Quais foram os desafios enfrentados?
As limitações gerais, em primeiro lugar, referem-se ao lugar de onde se escreve. O lugar e o olhar da pesquisadora, mulher, ocidental, do Sul Global, orientam e, talvez, limitam suas reflexões. A construção do pensamento, as fontes utilizadas e a aproximação do objeto estão limitadas a esse olhar, mesmo que se tenha consciência dessa limitação. Ao mesmo tempo, essa condição potencializa um olhar que contribui e pode desafiar o pensamento majoritário, em geral construído pela visão masculina do Norte Global. Outra limitação da pesquisa alude à dificuldade de encontrar estudos interdisciplinares, o que dificulta observar um objeto social em sua integralidade, ainda mais quando se verifica a compartimentalização das análises e estudos das Ciências Humanas e Sociais. Isso dificultou a construção da base teórica desta tese. Os autores abordam o fenômeno desde o olhar da sua ciência, dificultando, em parte, uma perspectiva mais interdisciplinar de análise. A terceira limitação geral diz respeito ao próprio tema de estudo. O tráfico de pessoas é um fenômeno muito amplo e complexo. Ele próprio permitiria produzir muitas outras teses. Nesta pesquisa, priorizou-se a análise do fenômeno social do tráfico e do regime de enfrentamento existente, e a necessidade de olhar as vítimas de tráfico, em especial mulheres, na centralidade do regime – principalmente no que tange à garantia de direitos, por meio de um enfoque em direitos humanos. Um desafio importante foi o fato de ter finalizado em período de pandemia: algumas entrevistas que se desejava realizar pessoalmente precisaram ser feitas online.
Quais foram os principais resultados alcançados?
A pesquisa descreveu os processos de construção de políticas públicas internas de enfrentamento ao tráfico de pessoas, no Brasil e na Espanha, desde a incorporação das normativas internacionais de Palermo, assim como descreveu as políticas públicas criadas internamente, a governança e a institucionalidade desenvolvidas, analisando se têm permitido a criação de um regime com enfoque em direitos humanos, visando e priorizando a proteção e atenção às mulheres vítimas. Procurou-se identificar elementos relevantes para a construção de um regime baseado em direitos humanos, apontando reflexões para uma intervenção nessa perspectiva. Como considerações finais, avaliou-se que o jogo de forças entre os atores, nos espaços internacionais e internos nos estados, considerando também seus interesses e pautas próprias, vem permitindo avanços na construção de uma mentalidade no sentido da necessidade de proteção das vítimas. No âmbito interno, verificaram-se políticas públicas que forçam e condicionam os estados a proteger e atender as vítimas. Por outro lado, ainda há muito a ser construído e, principalmente, muito a se fazer para que as vítimas estejam, efetivamente, na centralidade das ações internacionais e nacionais de enfrentamento ao tráfico de pessoas, especialmente mulheres.

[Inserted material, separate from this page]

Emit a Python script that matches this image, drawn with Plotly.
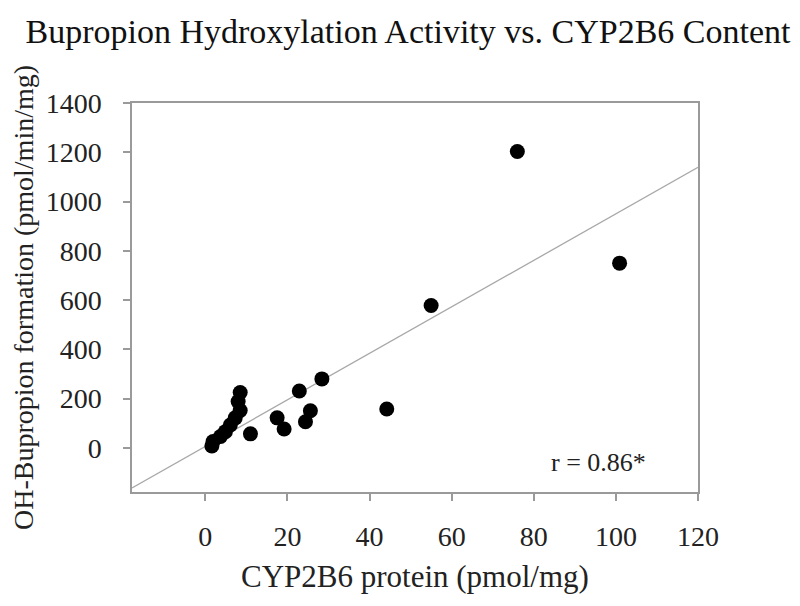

Descreva, resumidamente, a importância acadêmica e social de sua pesquisa, isto é, sua contribuição para o universo científico e o cotidiano das pessoas.
Acredito que a tese trouxe muitas reflexões e sugeriu algumas recomendações, que podem ser ideias iniciais a serem aprimoradas para a construção do enfrentamento ao tráfico de mulheres para fins de exploração sexual, a partir de uma perspectiva de direitos, especialmente nos modelos brasileiro e espanhol, rompendo com o modelo da criminalização e securitização dos Estados. As mulheres vítimas de tráfico não podem esperar. A necessidade da continuidade e aprimoramento da construção de um regime protetivo é mais que urgente! Essa contribuição é importante e minha pretensão, enquanto acadêmica, sempre foi a de elaborar um documento que possa ultrapassar os ‘muros’ da universidade e apontar caminhos para a prática e para a mudança social! Sinto que somente assim, com o trabalho e o esforço de construir este documento, a partir do meu olhar, mas da prática de muitos atores, poderemos mudar a realidade do enfrentamento ao tráfico de pessoas.